The Creator, épopée recyclée [Critique]

Avec son nouveau film de science-fiction, Gareth Edwards fait le lien entre ses blockbusters préférés via une épopée grandiose mais peu surprenante.
Un ancien agent des forces spéciales traverse une profonde douleur à la suite de la disparition de sa femme. Il est recruté pour une mission hors du commun : éliminer le Créateur, un architecte énigmatique à l’origine de l’intelligence artificielle avancée.
Il eut été tragique que Star Wars provoque la retraite définitive de Gareth Edwards. Rincé par le tournage du spin-off Rogue One, le réalisateur britannique n’avait plus donné signe de vie depuis ses travaux chez Disney. Mais la fatigue n’est pas le seul motif de cette récente discrétion : Edwards est également de ces cinéastes qui sélectionnent habilement leurs projets. Son flair l’a poussé, par exemple, à refuser la direction de Godzilla 2 : Roi des Monstres – bien qu’il eut supervisé le précédent – et tout un tas d’autres monstres hollywoodiens à plusieurs centaines de millions de dollars pour, après quatre ans de repos, plancher à nouveau sur son genre de prédilection. C’est l’une des autres caractéristiques de sa courte filmographie : le bonhomme est un fanatique de la science-fiction, bercé durant sa jeunesse par la cultissime saga de George Lucas et le E.T. de Steven Spielberg, plus tard par Akira et les gros engins de James Cameron. Ses trois premiers films signalaient déjà son éducation geek, ses inspirations de blockbusters eighties, mais aucun n’indiquait aussi fortement la vénération du réalisateur pour ses modèles que son dernier-né. Avec The Creator, Edwards récite sa leçon comme un bon élève : apocalypse nucléaire, robots pourvus de sentiments, fusillades lasers aux airs de guérilla urbaine, père endeuillé et fillette-miracle, etc. Pas un centimètre de pellicule ne semble échapper à l’influence des monuments du cinéma, de la littérature et du jeu vidéo. Les poncifs, le metteur en scène en use comme balises de son histoire, mais aussi comme points d’embranchement entre ses références, qu’il imbrique justement par le biais de leurs analogies. L’iconographie urbaine de Ghost in the Shell croise celle de Blade Runner, les décharges de District 9 se mélangent à celles de Gunnm, les ficelles dramatiques de Baby Cart complètent celle de The Last of Us. De cette façon, le blockbuster crée des carrefours logiques où se heurtent ses aînés, une astuce qui pointe également son plus gros paradoxe : si le quatrième long-métrage de Gareth Edwards se base sur un scénario original, officiellement détaché de licences pré-existantes, ce dernier n’en reste pas moins prisonnier d’un héritage pesant et fiévreusement entretenu par Hollywood.

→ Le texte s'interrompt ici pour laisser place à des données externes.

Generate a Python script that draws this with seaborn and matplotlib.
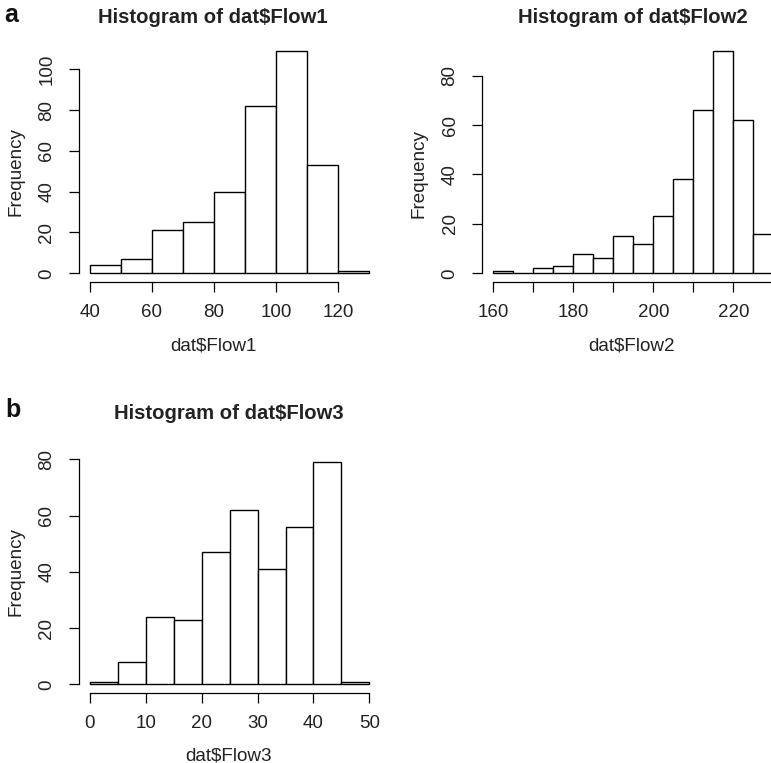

Ce sont plutôt ses détails de fabrication qui en font une petite anomalie parmi les machines américaines. Monté pour une somme dérisoire en rapport à ses ambitions (quatre fois moins que le dernier Mission : Impossible, lui aussi penché sur le cas de l’intelligence artificielle), The Creator tourne son humble budget à son avantage. Son tournage en décors réels, notamment, l’aide à bâtir une imagerie lumineuse et vivante, bourrée d’aspérités et aussitôt palpable. Il en va de même pour sa gestion des trucages de synthèse, méticuleuse et réduite au strict nécessaire, impeccablement coordonnée aux espaces et éléments concrets. Dans ses meilleurs moments, Gareth Edwards retourne à la poésie de son bouleversant Monsters, dans lequel un couple de personnages arpentaient un monde parti en fumée et qui suintait la mort. Le cinéaste ébauchait là ses héros suivants, petites gens du sol confrontées au gigantesque du ciel. The Creator ne compte pas d’aliens ou d’Étoile Noire dans son inventaire de science-fiction, mais un vaisseau géant, propriété d’une Amérique prête à dégommer ses opposants à coups d’ogives (le sous-texte politique est tout aussi peu subtil), et dont les apparitions inspirent au long-métrage ses visions les plus sidérantes. Le réalisateur rejoue l’urgence de Rogue One, caméra à l’épaule, contre-plongées à foison, toujours accroché à la disproportion des monstres (organiques ou technologiques) qu’il met en scène. Le spectacle est d’une beauté hallucinante et mortelle, à défaut de surprendre. Là est la limite du projet : aussi éblouissantes soient ses images, aussi fort soit John David Washington en soldat du futur, le blockbuster court tant après les mythes d’autrui qu’il étouffe le sien. Gareth Edwards n’en perd pas son statut de jeune prodige, le technicien en lui fait toujours des miracles avec ses focales et livre ici un divertissement convaincant, mais il lui faudrait lâcher ses films de chevets pour espérer atteindre leur niveau.